According to the tales, Witches' covens were originally small underground societies created to keep the Craft alive in the face of horrifying persecution by the Inquisition. The Witches of the Middle Ages would meet to celebrate the sabbats or invoke the aid of the Triple Goddess of the Moon and the Horned Lord of the wild places. Some now believe that no covens survived into modern times; others say they did, and initiated people such as Gerald Gardner into an unbroken tradition stretching back centuries.

Whether covens originated a thousand years ago or fifty is a moot question. They are a vital part of the living religion of Witchcraft. Most covens average about seven adult members; few are larger than thirteen. In this small, supportive environment, deep emotional and psychic bonds are formed and intensive spiritual and magical work is carried out.

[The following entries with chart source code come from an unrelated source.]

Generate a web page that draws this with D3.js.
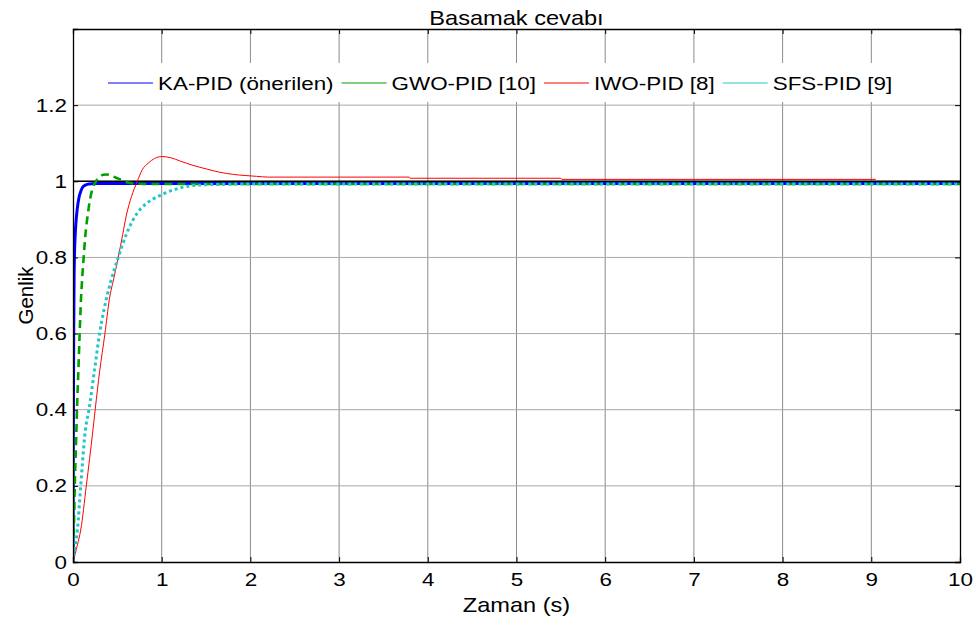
<!DOCTYPE html>
<html lang="tr">
<head>
<meta charset="utf-8">
<title>Basamak cevabı</title>
<style>
  html, body { margin: 0; background: #fff; }
  svg { display: block; font-family: "Liberation Sans", Arial, sans-serif; }
</style>
</head>
<body>
<script src="https://cdn.jsdelivr.net/npm/d3@7/dist/d3.min.js"></script>
<script>
// step responses (t in s, amplitude)
const kaT = [0, 0.004, 0.008, 0.012, 0.016, 0.025, 0.04, 0.055, 0.07, 0.09, 0.11, 0.14, 0.18, 0.25, 10]
const kaY = [0, 0.35, 0.6, 0.74, 0.8, 0.86, 0.91, 0.94, 0.96, 0.975, 0.985, 0.99, 0.993, 0.994, 0.994]

const gwoT = [0, 0.01, 0.02, 0.035, 0.045, 0.06, 0.075, 0.09, 0.105, 0.12, 0.14, 0.165, 0.19, 0.22, 0.26, 0.3, 0.34, 0.38, 0.42, 0.48, 0.55, 0.62, 0.7, 0.8, 10]
const gwoY = [0, 0.09, 0.2, 0.32, 0.4, 0.5, 0.6, 0.69, 0.75, 0.8, 0.86, 0.91, 0.95, 0.98, 1.0, 1.011, 1.017, 1.018, 1.016, 1.01, 1.003, 0.997, 0.994, 0.993, 0.993]

const iwoT = [0, 0.05, 0.087, 0.15, 0.225, 0.25, 0.3, 0.36, 0.41, 0.46, 0.51, 0.56, 0.6, 0.66, 0.725, 0.78, 0.85, 0.92, 1.0, 1.1, 1.21, 1.35, 1.51, 1.65, 1.81, 1.95, 2.07, 2.2, 3.79, 3.8, 5.5, 5.51, 9.05]
const iwoY = [0, 0.045, 0.084, 0.2, 0.347, 0.4, 0.5, 0.6, 0.69, 0.745, 0.8, 0.86, 0.909, 0.96, 1.0, 1.03, 1.048, 1.06, 1.065, 1.062, 1.053, 1.042, 1.032, 1.024, 1.018, 1.015, 1.013, 1.011, 1.011, 1.008, 1.008, 1.005, 1.005]

const sfsT = [0, 0.02, 0.05, 0.087, 0.14, 0.18, 0.24, 0.3, 0.35, 0.375, 0.43, 0.51, 0.6, 0.68, 0.84, 0.9, 1.0, 1.09, 1.2, 1.32, 1.5, 1.69, 2.0, 10]
const sfsY = [0, 0.035, 0.084, 0.2, 0.347, 0.4, 0.5, 0.6, 0.663, 0.69, 0.74, 0.8, 0.86, 0.9, 0.944, 0.953, 0.965, 0.974, 0.982, 0.988, 0.991, 0.992, 0.993, 0.993]

const refT = [0, 10]
const refY = [1, 1]

const legendLabels = ['KA-PID (önerilen)', 'GWO-PID [10]', 'IWO-PID [8]', 'SFS-PID [9]']
const xTicks = [0, 1, 2, 3, 4, 5, 6, 7, 8, 9, 10]
const yTicks = [0, 0.2, 0.4, 0.6, 0.8, 1, 1.2]
const yTickLabels = ['0', '0.2', '0.4', '0.6', '0.8', '1', '1.2']

const W = 976, H = 628
const pLeft = 73, pRight = 960, pTop = 29, pBottom = 562
const fs = 19, sx = 1.18

const svg = d3.select('body').append('svg')
  .attr('width', W).attr('height', H)

const x = d3.scaleLinear().domain([0, 10]).range([pLeft, pRight])
const y = d3.scaleLinear().domain([0, 1.4]).range([pBottom, pTop])

// grid
svg.append('g').selectAll('line')
  .data(xTicks.slice(1, -1))
  .join('line')
  .attr('x1', d => x(d)).attr('x2', d => x(d))
  .attr('y1', pTop).attr('y2', pBottom)
  .attr('stroke', '#8a8a8a').attr('stroke-width', 1)
svg.append('g').selectAll('line')
  .data(yTicks.slice(1))
  .join('line')
  .attr('x1', pLeft).attr('x2', pRight)
  .attr('y1', d => y(d)).attr('y2', d => y(d))
  .attr('stroke', '#a8a8a8').attr('stroke-width', 1)

// legend box hides the grid behind it, no border
const legendTop = 63, legendBottom = 102
svg.append('rect')
  .attr('x', 100).attr('y', legendTop)
  .attr('width', 806).attr('height', legendBottom - legendTop)
  .attr('fill', '#fff')

svg.append('clipPath').attr('id', 'clip')
  .append('rect').attr('x', pLeft).attr('y', pTop)
  .attr('width', pRight - pLeft).attr('height', pBottom - pTop)

const series = [
  { t: kaT, v: kaY, color: '#0000ff', width: 3, dash: null },
  { t: gwoT, v: gwoY, color: '#00a000', width: 2.6, dash: '8,5' },
  { t: iwoT, v: iwoY, color: '#ff0000', width: 1, dash: null },
  { t: sfsT, v: sfsY, color: '#20c8c8', width: 3, dash: '3,3' }
]

const line = d3.line()
  .x(d => x(d[0])).y(d => y(d[1]))
  .curve(d3.curveMonotoneX)

const plot = svg.append('g').attr('clip-path', 'url(#clip)')

plot.append('path')
  .attr('d', line(d3.zip(refT, refY)))
  .attr('fill', 'none').attr('stroke', '#000').attr('stroke-width', 1.5)

plot.selectAll('path.s')
  .data(series)
  .join('path')
  .attr('class', 's')
  .attr('d', s => line(d3.zip(s.t, s.v)))
  .attr('fill', 'none')
  .attr('stroke', s => s.color)
  .attr('stroke-width', s => s.width)
  .attr('stroke-dasharray', s => s.dash)

// axes, ticks pointing inward like matlab
const xAxis = svg.append('g')
  .attr('transform', `translate(0,${pBottom})`)
  .call(d3.axisBottom(x).tickValues(xTicks).tickSize(-5).tickPadding(11).tickFormat(d3.format('d')))
svg.append('g')
  .attr('transform', `translate(0,${pTop})`)
  .call(d3.axisTop(x).tickValues(xTicks).tickSize(-5).tickFormat(''))
const yAxis = svg.append('g')
  .attr('transform', `translate(${pLeft},0)`)
  .call(d3.axisLeft(y).tickValues(yTicks).tickSize(-5).tickPadding(6)
    .tickFormat((d, i) => yTickLabels[i]))
svg.append('g')
  .attr('transform', `translate(${pRight},0)`)
  .call(d3.axisRight(y).tickValues(yTicks).tickSize(-5).tickFormat(''))

svg.selectAll('.domain').attr('stroke', '#000').attr('stroke-width', 1.3)
svg.selectAll('.tick line').attr('stroke', '#000')
svg.selectAll('.tick text')
  .attr('font-size', fs).attr('font-family', '"Liberation Sans", Arial, sans-serif')
  .attr('fill', '#000')
xAxis.selectAll('.tick text').attr('transform', `scale(${sx},1)`)
yAxis.selectAll('.tick text').attr('transform', `scale(${sx},1)`).attr('x', -6 / sx)

// labels
const label = (txt, tx, ty, rot, size) => svg.append('text')
  .attr('transform', `translate(${tx},${ty}) rotate(${rot}) scale(${rot ? 1 : sx},1)`)
  .attr('text-anchor', 'middle')
  .attr('font-size', size)
  .text(txt)

label('Basamak cevabı', (pLeft + pRight) / 2, 25, 0, 20)
label('Zaman (s)', (pLeft + pRight) / 2, 612, 0, 20)
label('Genlik', 33, (pTop + pBottom) / 2, -90, 20.5)

// legend
const legendY = 83
let lx = 108
legendLabels.forEach((name, i) => {
  const s = series[i]
  svg.append('line')
    .attr('x1', lx).attr('x2', lx + 45)
    .attr('y1', legendY).attr('y2', legendY)
    .attr('stroke', s.color).attr('stroke-width', 1)
  const t = svg.append('text')
    .attr('transform', `translate(${lx + 50},${legendY + 6.5}) scale(${sx},1)`)
    .attr('font-size', fs)
    .text(name)
  lx += 50 + t.node().getComputedTextLength() * sx + 8
})
</script>
</body>
</html>
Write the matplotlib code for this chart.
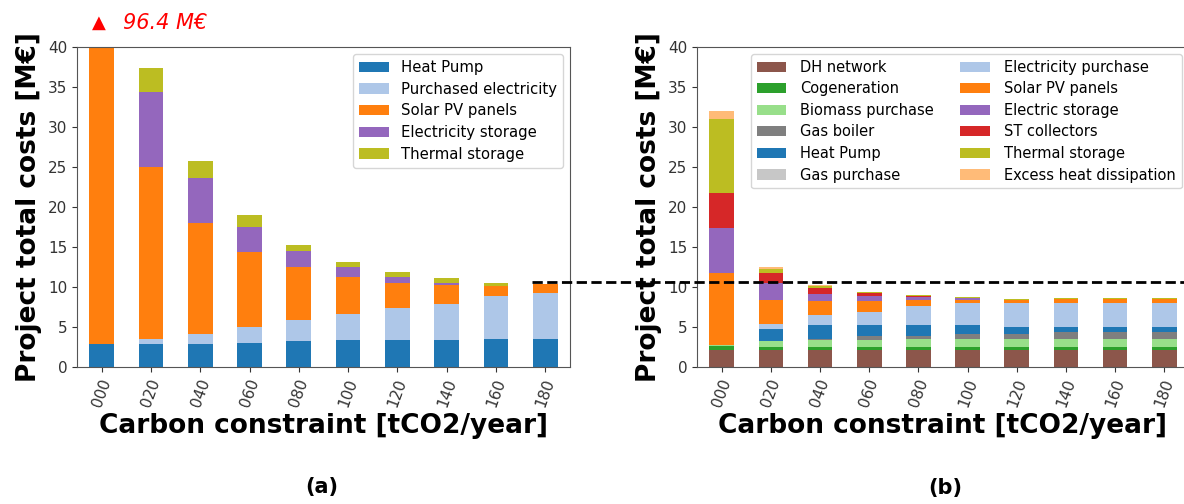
import numpy as np
import matplotlib.pyplot as plt

plt.rcParams['font.family'] = ['DejaVu Sans']

labels = ['000', '020', '040', '060', '080', '100', '120', '140', '160', '180']

# panel (a) - cost components [M EUR]
a_names = ['Heat Pump', 'Purchased electricity', 'Solar PV panels',
           'Electricity storage', 'Thermal storage']
a_colors = ['#1f77b4', '#aec7e8', '#ff7f0e', '#9467bd', '#bcbd22']
a_heat_pump = [2.8, 2.8, 2.8, 3.0, 3.17, 3.33, 3.33, 3.33, 3.5, 3.5]
a_purchased = [0.0, 0.66, 1.24, 2.0, 2.73, 3.27, 4.07, 4.57, 5.4, 5.75]
a_solar_pv = [93.6, 21.54, 13.86, 9.3, 6.6, 4.65, 3.1, 2.3, 1.2, 1.05]
a_elec_storage = [0.0, 9.3, 5.7, 3.2, 2.0, 1.25, 0.75, 0.3, 0.0, 0.0]
a_thermal = [0.0, 3.0, 2.1, 1.4, 0.7, 0.6, 0.55, 0.6, 0.4, 0.1]
a_total_000 = 96.4

# panel (b) - cost components [M EUR]
b_names = ['DH network', 'Cogeneration', 'Biomass purchase', 'Gas boiler',
           'Heat Pump', 'Gas purchase', 'Electricity purchase', 'Solar PV panels',
           'Electric storage', 'ST collectors', 'Thermal storage',
           'Excess heat dissipation']
b_colors = ['#8c564b', '#2ca02c', '#98df8a', '#7f7f7f', '#1f77b4', '#c7c7c7',
            '#aec7e8', '#ff7f0e', '#9467bd', '#d62728', '#bcbd22', '#ffbb78']
b_dh = [2.1, 2.1, 2.1, 2.1, 2.1, 2.1, 2.1, 2.1, 2.1, 2.1]
b_cogen = [0.45, 0.4, 0.4, 0.4, 0.4, 0.4, 0.4, 0.4, 0.4, 0.4]
b_biomass = [0.15, 0.7, 0.9, 0.9, 1.0, 1.0, 1.0, 1.0, 1.0, 1.0]
b_gas_boiler = [0.0, 0.0, 0.05, 0.5, 0.3, 0.6, 0.6, 0.8, 0.8, 0.8]
b_heat_pump = [0.0, 1.5, 1.8, 1.3, 1.4, 1.1, 0.9, 0.7, 0.7, 0.7]
b_gas_purchase = [0.0, 0.0, 0.0, 0.0, 0.0, 0.0, 0.0, 0.0, 0.0, 0.0]
b_elec_purchase = [0.0, 0.7, 1.25, 1.6, 2.4, 2.8, 3.0, 3.0, 3.0, 3.0]
b_solar_pv = [9.0, 3.0, 1.7, 1.4, 0.8, 0.4, 0.3, 0.45, 0.45, 0.45]
b_elec_storage = [5.6, 2.1, 0.9, 0.7, 0.35, 0.15, 0.0, 0.0, 0.0, 0.0]
b_st_collectors = [4.45, 1.2, 0.7, 0.3, 0.15, 0.0, 0.0, 0.0, 0.0, 0.0]
b_thermal = [9.15, 0.55, 0.3, 0.1, 0.1, 0.15, 0.2, 0.15, 0.15, 0.15]
b_excess = [1.1, 0.15, 0.1, 0.0, 0.0, 0.0, 0.0, 0.0, 0.0, 0.0]

threshold = 10.6

a_series = [a_heat_pump, a_purchased, a_solar_pv, a_elec_storage, a_thermal]
b_series = [b_dh, b_cogen, b_biomass, b_gas_boiler, b_heat_pump, b_gas_purchase,
            b_elec_purchase, b_solar_pv, b_elec_storage, b_st_collectors,
            b_thermal, b_excess]


def stacked(ax, series, names, colors):
    x = np.arange(len(labels))
    bottom = np.zeros(len(labels))
    for vals, name, col in zip(series, names, colors):
        ax.bar(x, vals, 0.5, bottom=bottom, color=col, label=name)
        bottom += np.array(vals)
    ax.set_xlim(-0.5, len(labels) - 0.5)
    ax.set_ylim(0, 40)
    ax.set_xticks(x)
    ax.set_xticklabels(labels, rotation=70)
    ax.tick_params(labelsize=11, colors='#333333')
    for s in ax.spines.values():
        s.set_color('#555555')
    ax.set_xlabel('Carbon constraint [tCO2/year]', fontsize=19, fontweight='bold',
                  labelpad=3)
    ax.set_ylabel('Project total costs [M€]', fontsize=19, fontweight='bold',
                  labelpad=4)


fig = plt.figure(figsize=(11.84, 5.04), dpi=100)
ax1 = fig.add_axes([0.065, 0.2724, 0.4164, 0.635])
ax2 = fig.add_axes([0.5887, 0.2724, 0.4155, 0.635])

stacked(ax1, a_series, a_names, a_colors)
ax1.legend(loc='upper right', fontsize=10.7, labelspacing=0.45)

stacked(ax2, b_series, b_names, b_colors)
ax2.legend(loc='upper right', ncol=2, fontsize=10.5, labelspacing=0.45,
           columnspacing=1.8, handletextpad=1.0)

# total of the clipped first bar
fig.text(0.078, 0.955, '▲', color='red', fontsize=13, ha='left', va='center')
fig.text(0.104, 0.955, f'{a_total_000} M€', color='red', fontsize=15,
         style='italic', ha='left', va='center')

# dashed reference line spanning both panels
ax2.axhline(threshold, xmin=-0.335, xmax=1, color='black', ls='--', lw=2,
            clip_on=False, zorder=5)

fig.text(0.272, 0.033, '(a)', fontsize=15, fontweight='bold', ha='center', va='center')
fig.text(0.798, 0.031, '(b)', fontsize=15, fontweight='bold', ha='center', va='center')

fig.savefig('out.png', dpi=100)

The word "grove," which originally referred to a sacred place in the woods, has been used at least three different ways among Pagans. Sometimes it is simply a gathering of Pagans of no particular denomination. Often it means a local organization of Druids. Occasionally it refers to a group of Pagans who gather to worship under the guidance of a Witches' coven; this kind of "grove" is also called a "congregation" or "outer circle," as distinct from the "inner circle," which is composed of the priests and priestesses of the coven.

In legal terminology, all these organizations are "churches." If your group chooses to incorporate and even seek federal tax exempt status, you will be called a "church" or "not-for-profit religious organization" in legal documents.

Witches in a given region may join Local Councils of the Covenant of the Goddess (COG). COG is a federation of Witches and covens, formed to secure religious rights of Witches and foster networking among them. Presently it has about 120 member covens, mostly in the United States, plus many elder solitaries and associates. COG has about fifteen Local Councils throughout the States. Other large networks are the Pagan Federation (head-quartered in the United Kingdom) and the Pan-Pacific Pagan Alliance (including Australian, New Zealand, and the Pacific).

From local groups to vast regional networks, Pagans are organizing. What were once the folk religions of villages, tribes, or nations are now recognized legal entities linked by modern telecommunications and the Internet. Paganism may have roots in the distant past, but it has arrived in the age of high technology.